BlockFIFO & MultiFIFO: Scalable Relaxed Queues
Stefan Koch, Peter Sanders, Marvin Williams
TL;DR
This work introduces two scalable relaxed concurrent FIFO queues, MultiFIFO and BlockFIFO, to overcome contention in strict FIFO queues. MultiFIFO adapts the MultiQueue design by using internal ring buffers with insertion timestamps, achieving constant-time operations and rank error linear in the number of threads $p$. BlockFIFO builds a lock-free structure from blocks and push/pop windows, enabling high throughput at the cost of larger rank errors, with practical enhancements like a bitset and lookahead windows to improve performance.
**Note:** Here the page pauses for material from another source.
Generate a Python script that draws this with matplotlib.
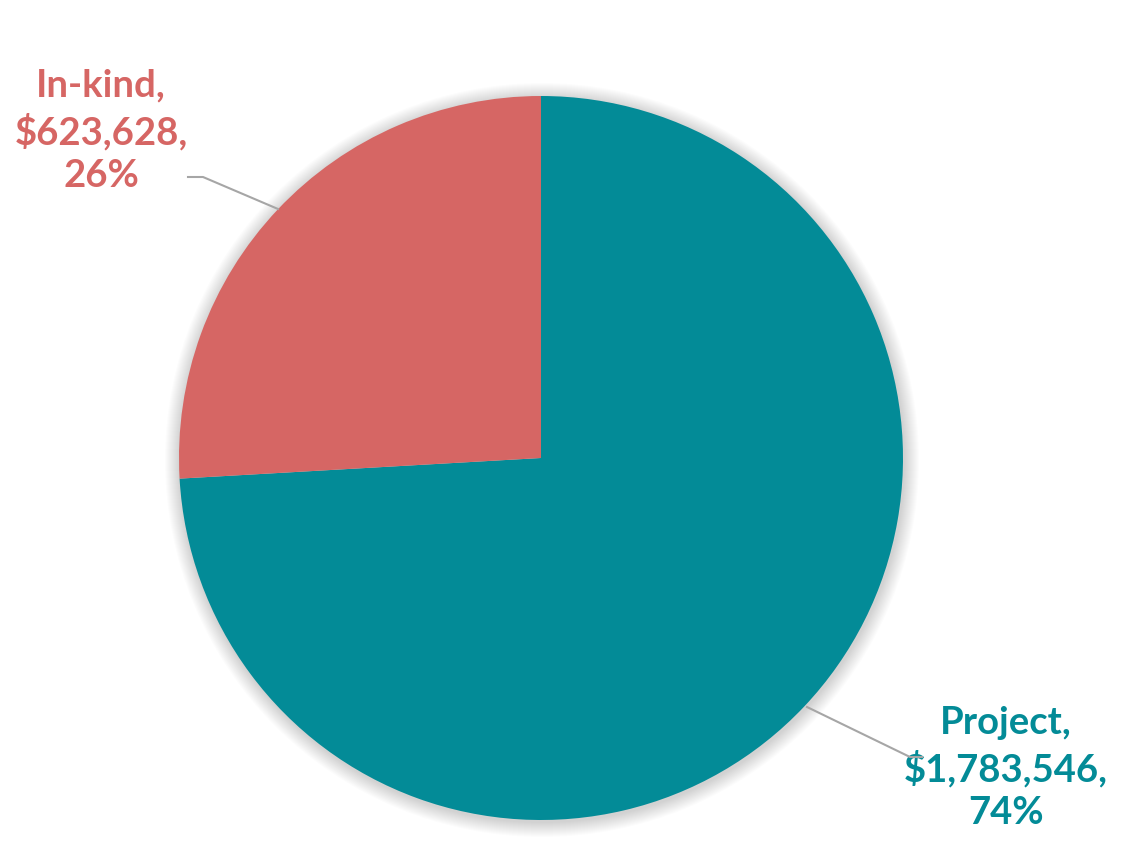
import matplotlib.pyplot as plt
from matplotlib.patches import Circle

labels = ['Project', 'In-kind']
amounts = [1783546, 623628]
colors = ['#038B97', '#D66664']

W, H = 1127, 851
cx, cy, r = 541, H - 458, 362

fig = plt.figure(figsize=(W / 100, H / 100), dpi=100)
ax = fig.add_axes([0, 0, 1, 1])

# soft shadow under the pie
for k in range(1, 16):
    ax.add_patch(Circle((cx + 1, cy - 2), r + k, color='black', alpha=0.012, lw=0, zorder=1))

ax.pie(amounts, colors=colors, startangle=90, counterclock=False,
       center=(cx, cy), radius=r, frame=True,
       wedgeprops=dict(linewidth=0, zorder=2))
ax.set_xlim(0, W)
ax.set_ylim(0, H)
ax.set_aspect('equal')
ax.axis('off')

total = sum(amounts)
txt = [f'{l},\n${v:,.0f},\n{round(v / total * 100):.0f}%' for l, v in zip(labels, amounts)]

font = dict(family='Lato', fontweight='bold', fontsize=27.5, ha='center', va='center',
            linespacing=1.32)
ax.text(1006, H - 768, txt[0], color=colors[0], **font)
ax.text(101, H - 131, txt[1], color=colors[1], **font)

# leader lines
ax.plot([807, 910, 922], [H - 707, H - 757, H - 757], color='#A6A6A6', lw=1.5, zorder=3)
ax.plot([188, 203, 278], [H - 177, H - 177, H - 209], color='#A6A6A6', lw=1.5, zorder=3)

fig.savefig('out.png', dpi=100)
Extensive evaluations across micro-benchmarks and BFS on diverse architectures demonstrate order-of-magnitude throughput gains over prior relaxed and strict queues, highlighting the practical impact for parallel graph processing and other throughput-centric workloads.
Abstract
FIFO queues are a fundamental data structure used in a wide range of applications. Concurrent FIFO queues allow multiple execution threads to access the queue simultaneously. Maintaining strict FIFO semantics in concurrent queues leads to low throughput due to high contention at the head and tail of the queue. By relaxing the FIFO semantics to allow some reordering of elements, it becomes possible to achieve much higher scalability. This work presents two orthogonal designs for relaxed concurrent FIFO queues, one derived from the MultiQueue and the other based on ring buffers. We evaluate both designs extensively on various micro-benchmarks and a breadth-first search application on large graphs. Both designs outperform state-of-the-art relaxed and strict FIFO queues, achieving higher throughput and better scalability.